Perhaps it wasn't surprising. No one knows how many Amazonian manatees are left, but here's a hint at their current status: in the 1980s, there were reports of as many as 1,000 manatees huddled together in a single river or lake; nowadays, a gathering of half a dozen is considered a lot.
But we did see a lot of other wildlife along the way, of course, and one of the highlights for me was a day we spent swimming with pink river dolphins. These are the kind of animals young children paint at school. A particularly naïve teacher might relegate the exuberant splashes of dazzling pink, the chubby cheeks, the long beak crammed with crushing teeth and the gargantuan designer flippers to a wild and fertile young imagination. But pink river dolphins are real - and they really are as pink as an embarrassed teenager's blush.
I also discovered the science of dendronautics - the navigation and study of the jungle canopy. If you fancy a career change, with more day-to-day risks than coal mining, deep-sea diving or flying with the Red Arrows, this is the job for you. And it's perfect for dinner party conversation because, joy of joys, you would be allowed to call yourself a dendronaut!
But I think what stands out most in my mind from this trip is the Amazon rainforest itself. It's hard to grasp the sheer scale and splendour of the largest non-stop expanse of pure, unremitting nature on earth. Larger than the whole of western Europe and heaving with wildlife, it is utterly mind-boggling.
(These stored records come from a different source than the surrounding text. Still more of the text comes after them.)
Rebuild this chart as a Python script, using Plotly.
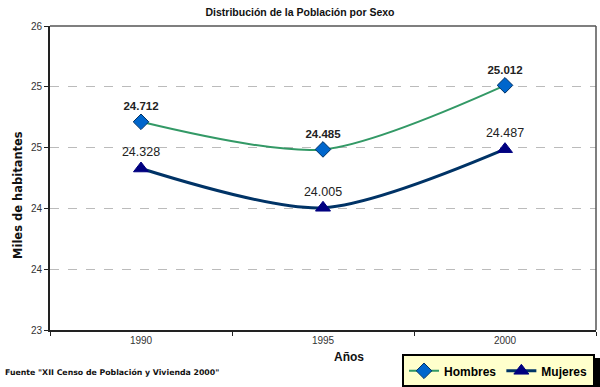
import plotly.graph_objects as go

years = ["1990", "1995", "2000"]
hombres = [24.712, 24.485, 25.012]
mujeres = [24.328, 24.005, 24.487]
hombres_labels = ["24.712", "24.485", "25.012"]
mujeres_labels = ["24.328", "24.005", "24.487"]
y_tickvals = [23.0, 23.5, 24.0, 24.5, 25.0, 25.5]
y_ticktext = ["23", "24", "24", "25", "25", "26"]

fig = go.Figure()
fig.add_trace(go.Scatter(
    x=years, y=hombres, name="Hombres", mode="lines+markers+text",
    line=dict(color="#339966", width=2, shape="spline", smoothing=0.8),
    marker=dict(symbol="diamond", size=12, color="#0066CC", line=dict(color="#003366", width=1)),
    text=hombres_labels, textposition="top center",
    textfont=dict(family="Arial", size=11.5, color="#222222", weight="bold"),
    cliponaxis=False,
))
fig.add_trace(go.Scatter(
    x=years, y=mujeres, name="Mujeres", mode="lines+markers+text",
    line=dict(color="#003366", width=3, shape="spline", smoothing=0.8),
    marker=dict(symbol="triangle-up", size=13, color="#000080", line=dict(color="#000080", width=1)),
    text=mujeres_labels, textposition="top center",
    textfont=dict(family="Arial", size=12.5, color="#222222"),
    cliponaxis=False,
))

fig.update_layout(
    width=600, height=387,
    margin=dict(l=50, r=4, t=26, b=57, autoexpand=False),
    paper_bgcolor="white", plot_bgcolor="white",
    title=dict(text="<b>Distribución de la Población por Sexo</b>", x=0.5, xanchor="center",
               y=0.969, yanchor="middle",
               font=dict(family="Arial", size=10.5, color="#111111")),
    showlegend=True,
    legend=dict(orientation="h", x=0.9982, xanchor="right", y=-0.08, yanchor="top",
                bgcolor="#FFFFCC", bordercolor="#000000", borderwidth=2,
                font=dict(family="Arial", size=12, color="#000000", weight="bold"),
                tracegroupgap=0),
    xaxis=dict(type="category", range=[-0.5, 2.5], tickson="boundaries",
               ticks="outside", ticklen=4, tickcolor="#222222",
               showline=True, linecolor="#222222", linewidth=2, mirror=False,
               showgrid=False, tickfont=dict(family="Arial", size=10, color="#333333")),
    yaxis=dict(range=[23.0, 25.5], tickvals=y_tickvals, ticktext=y_ticktext,
               ticks="outside", ticklen=4, tickcolor="#222222",
               showline=True, linecolor="#222222", linewidth=2,
               showgrid=True, gridcolor="#BBBBBB", griddash="dash", gridwidth=1,
               zeroline=False, tickfont=dict(family="Arial", size=10, color="#333333")),
)

# plot border (top/right, gray)
fig.add_shape(type="line", xref="paper", yref="paper", x0=0, x1=1, y0=1, y1=1,
              line=dict(color="#555555", width=1.5))
fig.add_shape(type="line", xref="paper", yref="paper", x0=1, x1=1, y0=0, y1=1,
              line=dict(color="#555555", width=1.5))
# legend shadow
fig.add_shape(type="rect", xref="paper", yref="paper",
              x0=(405 - 50) / 546, x1=(600 - 50) / 546,
              y0=(330 - 390) / 304, y1=(330 - 358) / 304,
              fillcolor="#000000", line=dict(width=0))

fig.add_annotation(text="<b>Miles de habitantes</b>", xref="paper", yref="paper",
                   x=-41 / 546, y=(330 - 195) / 304, textangle=-90, showarrow=False,
                   font=dict(family="DejaVu Sans", size=11.5, color="#111111"))
fig.add_annotation(text="<b>Años</b>", xref="paper", yref="paper",
                   x=(349 - 50) / 546, y=(330 - 366) / 304, showarrow=False,
                   font=dict(family="Arial", size=12, color="#111111"))
fig.add_annotation(text="<b>Fuente \"XII Censo de Población y Vivienda 2000\"</b>", xref="paper", yref="paper",
                   x=-47 / 546, xanchor="left", y=(330 - 379) / 304, showarrow=False,
                   font=dict(family="DejaVu Sans", size=7.8, color="#111111"))

fig.write_html("out.html", config={"displayModeBar": False},
               post_script="document.body.style.margin='0';document.body.style.overflow='hidden';")
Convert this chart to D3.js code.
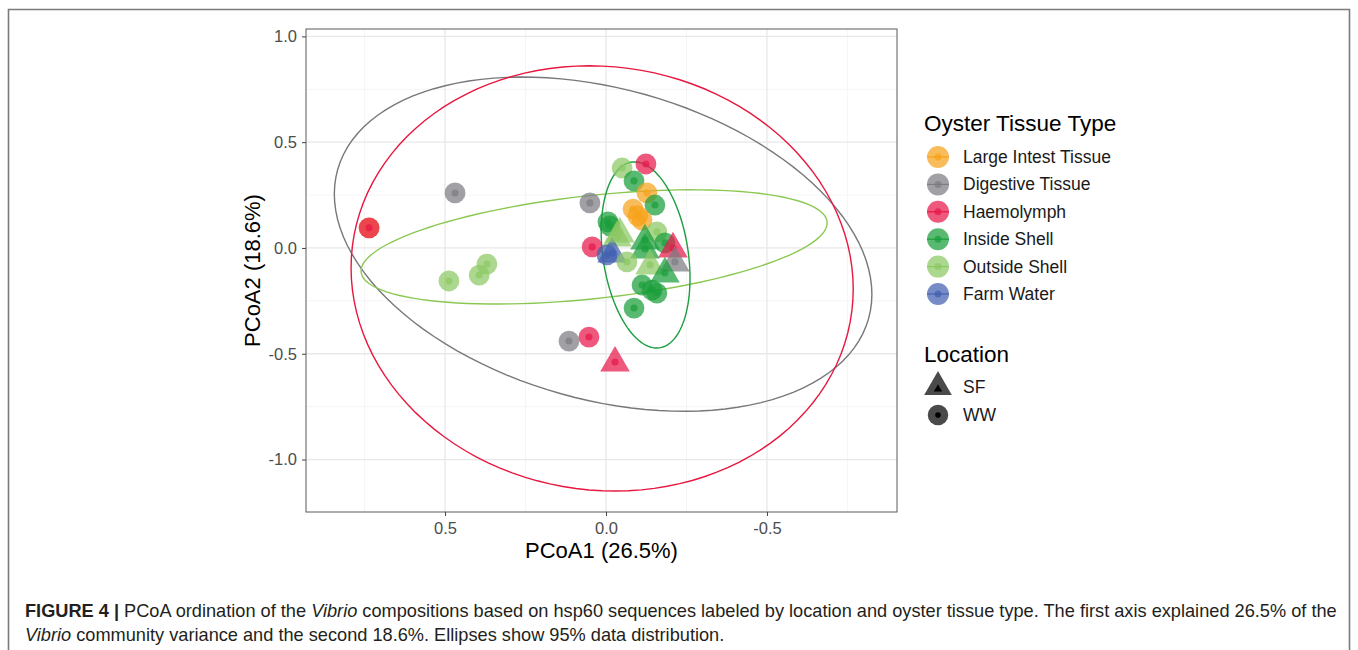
<!DOCTYPE html>
<html lang="en">
  <head>
    <meta charset="UTF-8" />
    <title>PCoA of Vibrio compositions</title>
    <script src="https://d3js.org/d3.v7.min.js"></script>
    <style>
      body { margin: 0; background: #fff; }
      text { font-family: "Liberation Sans", Arial, sans-serif; }
      .tick-label { font-size: 16.5px; fill: #4d4d4d; }
      .axis-title { font-size: 22px; fill: #000; }
      .legend-title { font-size: 22.5px; fill: #000; }
      .legend-label { font-size: 17.5px; fill: #1a1a1a; }
    </style>
  </head>
  <body>
    <svg id="canvas" width="1358" height="650"></svg>
    <script>
      // groups
      const tissues = ["Large Intest Tissue", "Digestive Tissue", "Haemolymph", "Inside Shell", "Outside Shell", "Farm Water"];
      const tissueColors = ["#F7A21B", "#7c7c82", "#E8184A", "#1B9E3A", "#8CC863", "#4360B0"];
      const locations = ["SF", "WW"];

      // samples
      const pcoa1 = [0.736, 0.736, 0.469, 0.488, 0.394, 0.370, 0.115, 0.053, -0.028, 0.050, 0.043,
        -0.050, -0.124, -0.087, -0.127, -0.152, -0.084, -0.099, -0.112, -0.006, -0.012,
        -0.034, -0.158, -0.121, -0.121, -0.183, -0.208, -0.214, -0.003, -0.019, -0.065,
        -0.137, -0.183, -0.112, -0.143, -0.158, -0.087, -0.043];
      const pcoa2 = [0.095, 0.095, 0.260, -0.156, -0.128, -0.076, -0.440, -0.421, -0.539, 0.213, 0.005,
        0.378, 0.397, 0.317, 0.260, 0.203, 0.184, 0.151, 0.132, 0.123, 0.104,
        0.052, 0.076, 0.038, -0.005, 0.024, 0.000, -0.066, -0.033, -0.024, -0.066,
        -0.080, -0.118, -0.175, -0.199, -0.213, -0.284, 0.071];
      const tissue = ["Large Intest Tissue", "Haemolymph", "Digestive Tissue", "Outside Shell", "Outside Shell", "Outside Shell", "Digestive Tissue", "Haemolymph", "Haemolymph", "Digestive Tissue", "Haemolymph",
        "Outside Shell", "Haemolymph", "Inside Shell", "Large Intest Tissue", "Inside Shell", "Large Intest Tissue", "Large Intest Tissue", "Large Intest Tissue", "Inside Shell", "Inside Shell",
        "Outside Shell", "Outside Shell", "Inside Shell", "Inside Shell", "Inside Shell", "Haemolymph", "Digestive Tissue", "Farm Water", "Farm Water", "Outside Shell",
        "Outside Shell", "Inside Shell", "Inside Shell", "Inside Shell", "Inside Shell", "Inside Shell", "Outside Shell"];
      const site = ["WW", "WW", "WW", "WW", "WW", "WW", "WW", "WW", "SF", "WW", "WW",
        "WW", "WW", "WW", "WW", "WW", "WW", "WW", "WW", "WW", "WW",
        "SF", "WW", "SF", "SF", "WW", "SF", "SF", "WW", "SF", "WW",
        "SF", "SF", "WW", "WW", "WW", "WW", "SF"];

      // 95% ellipses: centre, half extents, correlation
      const ellipseGroups = ["Digestive Tissue", "Haemolymph", "Outside Shell", "Inside Shell"];
      const ellipseCx = [0.009, 0.012, 0.037, -0.123];
      const ellipseCy = [0.018, -0.144, 0.005, -0.033];
      const ellipseRx = [0.835, 0.78, 0.724, 0.138];
      const ellipseRy = [0.79, 1.005, 0.27, 0.44];
      const ellipseRho = [0.30, 0.05, -0.42, 0.25];
      const ellipseColors = ["#77777c", "#E8173F", "#8BC852", "#1A9E3E"];

      const xTicks = [0.5, 0.0, -0.5];
      const xMinor = [0.75, 0.25, -0.25, -0.75];
      const yTicks = [1.0, 0.5, 0.0, -0.5, -1.0];
      const yMinor = [0.75, 0.25, -0.25, -0.75];

      const svg = d3.select("#canvas");
      const panel = { left: 306, right: 897, top: 29, bottom: 512 };

      const x = d3.scaleLinear().domain([0.932, -0.904]).range([panel.left, panel.right]);
      const y = d3.scaleLinear().domain([-1.248, 1.035]).range([panel.bottom, panel.top]);
      const color = d3.scaleOrdinal().domain(tissues).range(tissueColors);

      // figure frame
      svg.append("path")
        .attr("d", "M8.5,650 V9.5 H1349.5 V650")
        .attr("fill", "none").attr("stroke", "#7a7a7a").attr("stroke-width", 1.6);

      // grid
      const g = svg.append("g");
      g.selectAll(".xminor").data(xMinor).enter().append("line")
        .attr("x1", (d) => x(d)).attr("x2", (d) => x(d))
        .attr("y1", panel.top).attr("y2", panel.bottom)
        .attr("stroke", "#f3f3f3").attr("stroke-width", 0.8);
      g.selectAll(".yminor").data(yMinor).enter().append("line")
        .attr("y1", (d) => y(d)).attr("y2", (d) => y(d))
        .attr("x1", panel.left).attr("x2", panel.right)
        .attr("stroke", "#f3f3f3").attr("stroke-width", 0.8);
      g.selectAll(".xmajor").data(xTicks).enter().append("line")
        .attr("x1", (d) => x(d)).attr("x2", (d) => x(d))
        .attr("y1", panel.top).attr("y2", panel.bottom)
        .attr("stroke", "#e8e8e8").attr("stroke-width", 1.3);
      g.selectAll(".ymajor").data(yTicks).enter().append("line")
        .attr("y1", (d) => y(d)).attr("y2", (d) => y(d))
        .attr("x1", panel.left).attr("x2", panel.right)
        .attr("stroke", "#e8e8e8").attr("stroke-width", 1.3);

      // ellipses
      const steps = d3.range(0, 120).map((i) => (i / 120) * 2 * Math.PI);
      const ellLine = d3.line().curve(d3.curveLinearClosed);
      ellipseGroups.forEach((grp, i) => {
        const s = Math.sqrt(1 - ellipseRho[i] * ellipseRho[i]);
        const pts = steps.map((t) => [
          x(ellipseCx[i] + ellipseRx[i] * Math.cos(t)),
          y(ellipseCy[i] + ellipseRy[i] * (ellipseRho[i] * Math.cos(t) + s * Math.sin(t)))
        ]);
        svg.append("path").attr("d", ellLine(pts))
          .attr("fill", "none").attr("stroke", ellipseColors[i]).attr("stroke-width", 1.4);
      });

      // points
      const samples = pcoa1.map((v, i) => ({ x: pcoa1[i], y: pcoa2[i], tissue: tissue[i], loc: site[i] }));
      const triBig = d3.symbol().type(d3.symbolTriangle).size(380);
      const triSmall = d3.symbol().type(d3.symbolCircle).size(40);
      const circBig = d3.symbol().type(d3.symbolCircle).size(340);
      const circSmall = d3.symbol().type(d3.symbolCircle).size(40);

      const pts = svg.append("g").selectAll("g").data(samples).enter().append("g")
        .attr("transform", (d) => `translate(${x(d.x)},${y(d.y)})`);
      pts.append("path")
        .attr("d", (d) => (d.loc === "SF" ? triBig() : circBig()))
        .attr("transform", (d) => (d.loc === "SF" ? "translate(0,1)" : null))
        .attr("fill", (d) => color(d.tissue)).attr("fill-opacity", 0.72);
      pts.append("path")
        .attr("d", (d) => (d.loc === "SF" ? triSmall() : circSmall()))
        .attr("fill", (d) => color(d.tissue)).attr("fill-opacity", 0.72);

      // panel border
      svg.append("rect")
        .attr("x", panel.left).attr("y", panel.top)
        .attr("width", panel.right - panel.left).attr("height", panel.bottom - panel.top)
        .attr("fill", "none").attr("stroke", "#5a5a5a").attr("stroke-width", 1);

      // axes
      const xAxis = svg.append("g").attr("transform", `translate(0,${panel.bottom})`)
        .call(d3.axisBottom(x).tickValues(xTicks).tickFormat(d3.format(".1f")).tickSize(4).tickPadding(6));
      const yAxis = svg.append("g").attr("transform", `translate(${panel.left},0)`)
        .call(d3.axisLeft(y).tickValues(yTicks).tickFormat(d3.format(".1f")).tickSize(4).tickPadding(5));
      [xAxis, yAxis].forEach((a) => {
        a.select(".domain").remove();
        a.selectAll(".tick line").attr("stroke", "#444");
        a.selectAll(".tick text").attr("class", "tick-label").attr("font-family", null).attr("font-size", null)
          .text((d) => d3.format(".1f")(d).replace("−", "-"));
      });

      svg.append("text").attr("class", "axis-title")
        .attr("x", (panel.left + panel.right) / 2).attr("y", 558)
        .attr("text-anchor", "middle").text("PCoA1 (26.5%)");
      svg.append("text").attr("class", "axis-title")
        .attr("transform", `translate(260,${(panel.top + panel.bottom) / 2}) rotate(-90)`)
        .attr("text-anchor", "middle").text("PCoA2 (18.6%)");

      // legend: tissue
      const lx = 938;
      svg.append("text").attr("class", "legend-title").attr("x", 924).attr("y", 131).text("Oyster Tissue Type");
      const leg = svg.append("g").selectAll("g").data(tissues).enter().append("g")
        .attr("transform", (d, i) => `translate(${lx},${157 + i * 27.4})`);
      leg.append("circle").attr("r", 11).attr("fill", (d) => color(d)).attr("fill-opacity", 0.72);
      leg.append("line").attr("x1", -11).attr("x2", 11)
        .attr("stroke", (d) => color(d)).attr("stroke-width", 1.2);
      leg.append("circle").attr("r", 3.5).attr("fill", (d) => color(d)).attr("fill-opacity", 0.72);
      leg.append("text").attr("class", "legend-label").attr("x", 25).attr("y", 6).text((d) => d);

      // legend: location
      svg.append("text").attr("class", "legend-title").attr("x", 924).attr("y", 362).text("Location");
      const leg2 = svg.append("g").selectAll("g").data(locations).enter().append("g")
        .attr("transform", (d, i) => `translate(${lx},${387 + i * 28})`);
      leg2.append("path")
        .attr("d", (d) => (d === "SF" ? d3.symbol().type(d3.symbolTriangle).size(330)() : d3.symbol().type(d3.symbolCircle).size(330)()))
        .attr("fill", "#4a4a4a");
      leg2.append("path")
        .attr("d", (d) => (d === "SF" ? d3.symbol().type(d3.symbolTriangle).size(30)() : d3.symbol().type(d3.symbolCircle).size(25)()))
        .attr("transform", (d) => (d === "SF" ? "translate(0,2)" : null))
        .attr("fill", "#000");
      leg2.append("text").attr("class", "legend-label").attr("x", 25).attr("y", 6).text((d) => d);

      // caption
      const cap = svg.append("g").attr("fill", "#231f20")
        .style("font-family", "'Liberation Sans Narrow', 'Liberation Sans', Arial, sans-serif");
      const l1 = cap.append("text").attr("x", 25).attr("y", 617).attr("font-size", 15);
      l1.append("tspan").attr("font-weight", "bold").text("FIGURE 4 | ");
      l1.append("tspan").text("PCoA ordination of the ");
      l1.append("tspan").attr("font-style", "italic").text("Vibrio");
      l1.append("tspan").text(" compositions based on hsp60 sequences labeled by location and oyster tissue type. The first axis explained 26.5% of the");
      const l2 = cap.append("text").attr("x", 25).attr("y", 641).attr("font-size", 15);
      l2.append("tspan").attr("font-style", "italic").text("Vibrio");
      l2.append("tspan").text(" community variance and the second 18.6%. Ellipses show 95% data distribution.");
      const w = l1.node().getComputedTextLength();
      const fs = 15 * 1312 / w;
      l1.attr("font-size", fs);
      l2.attr("font-size", fs);
    </script>
  </body>
</html>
It's also disappearing fast. You couldn't dream up a bigger list of more damaging activities if you tried: cattle ranching, land clearance for soya-bean plantations, small-scale subsistence agriculture, logging, and a mixed bag of commercial agriculture, mining, urbanisation and dam construction... just for starters.
What's really frightening is that nothing much seems to have changed since deforestation first hit the headlines several decades ago. Have all those years of campaigning, fund-raising, pleading, cajoling and cautioning by so many individuals and conservation groups made the slightest difference? I suppose the positive response would be to say that it must, surely, have slowed things down. But clearly it hasn't slowed things down anywhere near enough.
I hope you enjoy the first programme in the series. It starts on Sunday 6 September, 8pm on BBC Two.